Premier Li Keqiang said the situation in the South China Sea was “heading towards a positive direction”, and that China was discussing adopting the code of conduct with Asean members.
A statement on Asean-China dialogue released on Wednesday said the two sides were working substantively towards an early adoption of the code of conduct, based on consensus.
Officials also approved guidelines for a hotline for maritime emergencies and a code of conduct for unexpected encounters among naval ships and aircraft.
Philippine presidential press secretary Martin Andanar said “everyone looked serious” during negotiations, and China had “vigorously” pushed for progress.
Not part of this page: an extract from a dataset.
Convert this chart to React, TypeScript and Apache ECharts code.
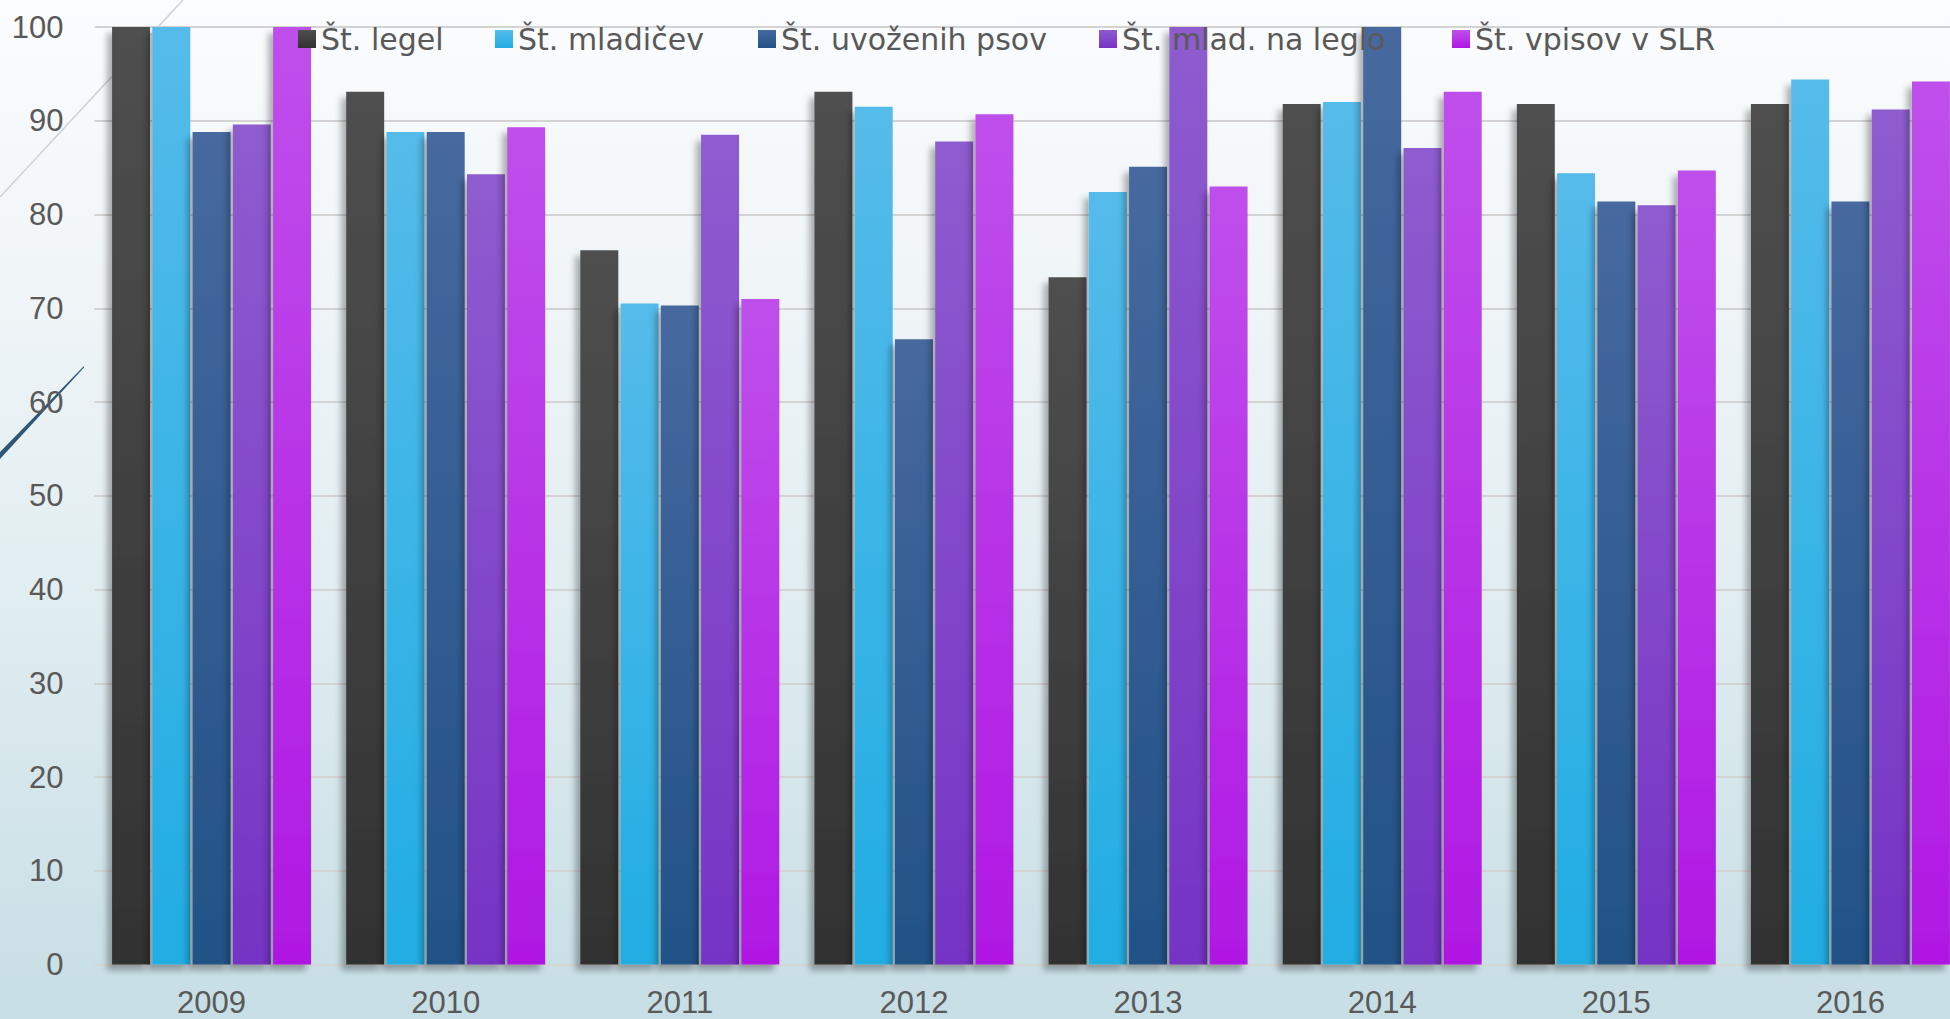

Philippine President Rodrigo Duterte “expressed his approval of having a framework for a code of conduct,” Andanar said.
But the Philippines also expressed “grave concern” that Chinese boats were preparing to build structures on the disputed Scarborough Shoal, an atoll 230km west of Manila.
The Philippine defence ministry released photographs and a map showing what it said was an increased number of Chinese vessels near the shoal. The Chinese foreign ministry said no dredging or construction was taking place. Beijing last year said it had completed land reclamation in the South China Sea.
Asean and China formulated a non-binding Declaration on the Conduct of Parties in 2002, which states that nations should not take actions that resulted in inhabiting deserted features.
Beijing also reaffirmed commitment to the United Nations Convention on the Law of the Sea, but said disputes should be resolved through talks by the sovereign states directly concerned.
Wu Shicun, president of the National Institute for South China Sea Studies, a Chinese government think tank, said a binding code was aimed at stabilising the situation in the disputed waters as it would limit coastguard patrols and land reclamation activities. “A legally binding code … can ensure order in the disputed waters, but it also forces China to accept the reality that many islands are in control of foreign hands,” Wu said. “Any moves to drive people away from those islands could trigger conflict and thus would be restricted by the code.”
Du Jifeng, an expert on Southeast Asian affairs at the Chinese Academy of Social Sciences, said agreeing to the code was concrete progress. “The more tense the South China Sea disputes are, the bigger the divide is among Asean member states,” he said.
The summit in Vientiane marks the first meeting between a top Chinese leader and Asean heads of state after a tribunal in The Hague rejected China’s claims to the waters in July.
There was no reference to the ruling during the talks, but Andanar said it was the basis of negotiations between Beijing and Manila. “[Duterte] wants a soft landing and doesn’t want to force the issue. It’s partly because he knows the ruling favours us, that’s why he’s willing to buy his time to be able to talk at an appropriate moment,” he said.